Mais le fait le plus marquant pour le quartier, dit Jacqueline en s’adressant à Momone, c’est le jour où les Allemands ont mis ton père en joue. En effet le jour où « ils » sont venus chez nous on ne brillait pas. On a dit « aïe ! aïe ! aïe ! » On vous voyait très bien de chez nous. Mon père a dit : il faut rentrer quand il les a vus avec leurs mitraillettes aller chez Simone. Chez nous mon oncle était caché car il n’était pas parti au STO.

Simone reprend la parole pour raconter vraiment ce qui s’est passé lors de cet assaut. S’ils avaient trouvé Morand, maquisard qui leur avait échappé à Nyons, caché chez nous, il aurait fait comme avec la famille Jarjaye de Vercoiran, ils nous auraient tous massacrés. Mais alors ma mère a gardé son calme en me disant: on verra bien.

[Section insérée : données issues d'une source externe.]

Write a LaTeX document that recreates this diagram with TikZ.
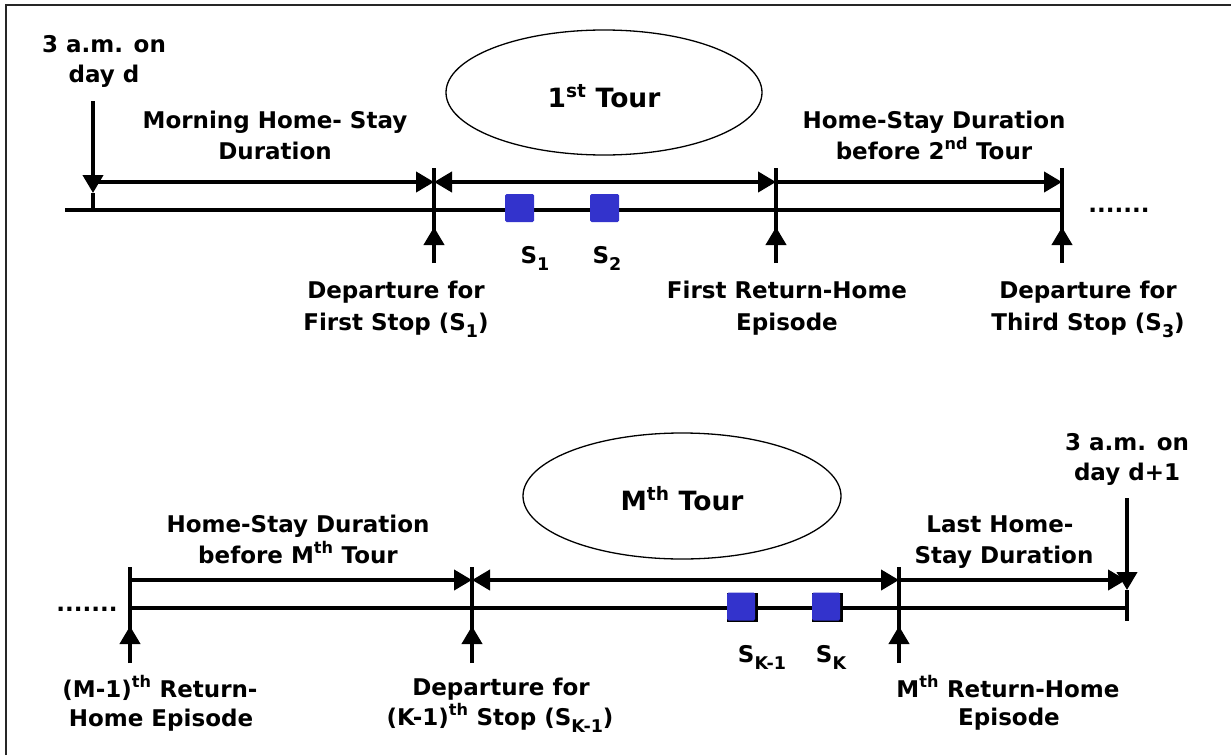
\documentclass[tikz,border=0pt]{standalone}
\usepackage{fontspec}
\setmainfont{DejaVu Sans}
\usetikzlibrary{arrows.meta,shapes.geometric}
\definecolor{stopblue}{RGB}{51,51,204}
% lowered index of a stop label
\newcommand\stopsub[1]{\raisebox{-7pt}{\fontsize{17.5}{17.5}\selectfont #1}}
\begin{document}
\begin{tikzpicture}[x=1pt,y=-1pt,
  >={Triangle[length=18pt,width=20pt]},
  heavy/.style={line width=4pt},
  lbl/.style={font=\bfseries\fontsize{23}{28}\selectfont, anchor=base, inner sep=0pt},
  stopbox/.style={fill=stopblue, rounded corners=1.5pt, minimum width=29pt, minimum height=28pt, inner sep=0pt},
  stopshadow/.style={fill=black, minimum width=31pt, minimum height=29pt, inner sep=0pt},
  tour/.style={draw, line width=1.3pt, ellipse, minimum width=316pt, minimum height=125pt,
    font=\bfseries\fontsize{26.5}{30}\selectfont, text height=29pt, text depth=0pt, inner sep=0pt}]
\useasboundingbox (0,0) rectangle (1231,755);

% frame
\draw[line width=2pt, black!85] (6,755) -- (6,5) -- (1231,5);

% ---------------- first time line ----------------
\coordinate (ax0) at (65,210);
\coordinate (axE) at (1062,210);
\draw[heavy] (ax0) -- (axE);

\foreach \n/\x in {a/434,b/776,c/1062}{
  \coordinate (\n-top) at (\x,168);
  \coordinate (\n-bot) at (\x,263);
  \coordinate (\n-tip) at (\x,227);
  \coordinate (\n-arr) at (\x,182);
}
\foreach \n in {a,b,c}{
  \draw[heavy] (\n-top) -- (\n-bot);
  \draw[heavy,->] (\n-bot) -- (\n-tip);
}

% start of day d
\coordinate (d0) at (93,101);
\coordinate (d0tip) at (93,193);
\coordinate (d0end) at (93,210);
\coordinate (d0arr) at (93,182);
\draw[heavy] (d0tip) -- (d0end);
\draw[heavy,->] (d0) -- (d0tip);

\draw[heavy,->] (d0arr) -- (a-arr);
\draw[heavy,<->] (a-arr) -- (b-arr);
\draw[heavy,->] (b-arr) -- (c-arr);

\node[stopbox] (s1) at (519.5,208) {};
\node[stopbox] (s2) at (604.5,208) {};
\node[lbl] (s1l) at (535,263) {S\stopsub{1}};
\node[lbl] (s2l) at (607,263) {S\stopsub{2}};

\node[lbl] (dots1) at (1119,212) {.......};

\node[tour] (tour1) at (604,92.5) {1\textsuperscript{st} Tour};

\node[lbl] (t1a) at (104,52) {3 a.m. on};
\node[lbl] (t1b) at (104,82) {day d};
\node[lbl] (m1a) at (275,128) {Morning Home- Stay};
\node[lbl] (m1b) at (275,159) {Duration};
\node[lbl] (h2a) at (934,128) {Home-Stay Duration};
\node[lbl] (h2b) at (934,159) {before 2\textsuperscript{nd} Tour};
\node[lbl] (dp1a) at (396,298) {Departure for};
\node[lbl] (dp1b) at (396,330) {First Stop (S\stopsub{1})};
\node[lbl] (rh1a) at (787,298) {First Return-Home};
\node[lbl] (rh1b) at (787,330) {Episode};
\node[lbl] (dp3a) at (1088,298) {Departure for};
\node[lbl] (dp3b) at (1088,330) {Third Stop (S\stopsub{3})};

% ---------------- last time line ----------------
\coordinate (bx0) at (130,608);
\coordinate (bxE) at (1127,608);
\draw[heavy] (bx0) -- (bxE);

\foreach \n/\x in {p/130,q/472,r/899}{
  \coordinate (\n-top) at (\x,567);
  \coordinate (\n-bot) at (\x,663);
  \coordinate (\n-tip) at (\x,626);
  \coordinate (\n-arr) at (\x,580);
}
\foreach \n in {p,q,r}{
  \draw[heavy] (\n-top) -- (\n-bot);
  \draw[heavy,->] (\n-bot) -- (\n-tip);
}

% end of day d: 3 a.m. on day d+1
\coordinate (e0) at (1127,498);
\coordinate (e0tip) at (1127,590);
\coordinate (e0end) at (1127,621);
\coordinate (e0arr) at (1126,580);
\draw[heavy] (e0tip) -- (e0end);

\draw[heavy,->] (p-arr) -- (q-arr);
\draw[heavy,<->] (q-arr) -- (r-arr);
\draw[heavy,->] (r-arr) -- (e0arr);
\draw[heavy,->] (e0) -- (e0tip);

\node[stopshadow] (sk1b) at (742.5,607.5) {};
\node[stopshadow] (skb) at (827.5,607.5) {};
\node[stopbox, minimum width=28pt] (sk1) at (741,606.5) {};
\node[stopbox, minimum width=28pt] (sk) at (826,606.5) {};
\node[lbl] (sk1l) at (762,662) {S\stopsub{K-1}};
\node[lbl] (skl) at (831,662) {S\stopsub{K}};

\node[lbl] (dots2) at (87,611) {.......};

\node[tour, minimum width=318pt, minimum height=126pt, text height=28pt] (tourM) at (682,496) {M\textsuperscript{th} Tour};

\node[lbl] (t2a) at (1127,450) {3 a.m. on};
\node[lbl] (t2b) at (1127,480) {day d+1};
\node[lbl] (hma) at (298,532) {Home-Stay Duration};
\node[lbl] (hmb) at (298,563) {before M\textsuperscript{th} Tour};
\node[lbl] (lha) at (1000,532) {Last Home-};
\node[lbl] (lhb) at (1004,563) {Stay Duration};
\node[lbl] (rma) at (160,697) {(M-1)\textsuperscript{th} Return-};
\node[lbl] (rmb) at (161,726) {Home Episode};
\node[lbl] (dka) at (501,695) {Departure for};
\node[lbl] (dkb) at (500,725) {(K-1)\textsuperscript{th} Stop (S\stopsub{K-1})};
\node[lbl] (rha) at (1008,697) {M\textsuperscript{th} Return-Home};
\node[lbl] (rhb) at (1009,725) {Episode};
\end{tikzpicture}
\end{document}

Alors que moi je lui disais : ils ont emmené papa derrière la ferme, ils vont peut-être le tuer ! Mais alors elle a continué à étendre son linge, sur l’aire. Une réaction impressionnante devant laquelle je suis encore bouche bée. Après mon père a réalisé et, avec le recul, a eu très peur. En tremblant, il est allé voir Marius, le père de Francis, qui lui a servi un grand verre de gnole (eau de vie à 90°) pour trinquer à leur bonne santé et au départ des Boches. Cette goutte l’a ravigoté et il en parlait toujours : « ça brûlait mais ça me faisait du bien, je me sentais ragaillardi ». D’autant plus qu’après coup on réalisait ce que ces gens-là étaient capables de faire. Ce n’était pas des enfants de chœur.

Je me permets de faire remarquer que les défunts Entrechalais de 39-45 ne sont pas nombreux - toujours trop - seulement trois par rapport aux 31 de 14-18. Jacqueline précise que Jean André, parti au STO, était tombé malade . Jean Guala, on vient d’expliquer toute son histoire. Quant à Jean Faraud, le troisième, Henriette G. a raconté sa vie dans l'ouvrage « Mémoires d’Entrechaux ».

Pour finir cette super après-midi, Jacqueline évoque l’incident du cheval de Julien Blanc dont la viande a été distribuée aux Entrechalais et le pain blanc qu’Arthur a offert à tous les villageois.

Ces deux faits, qui peuvent paraître anodins ont été évoqués par toutes les familles que j’ai rencontrées. Les privations étaient quand même importantes dans le quotidien de tous ces gens qui ont vécu la guerre.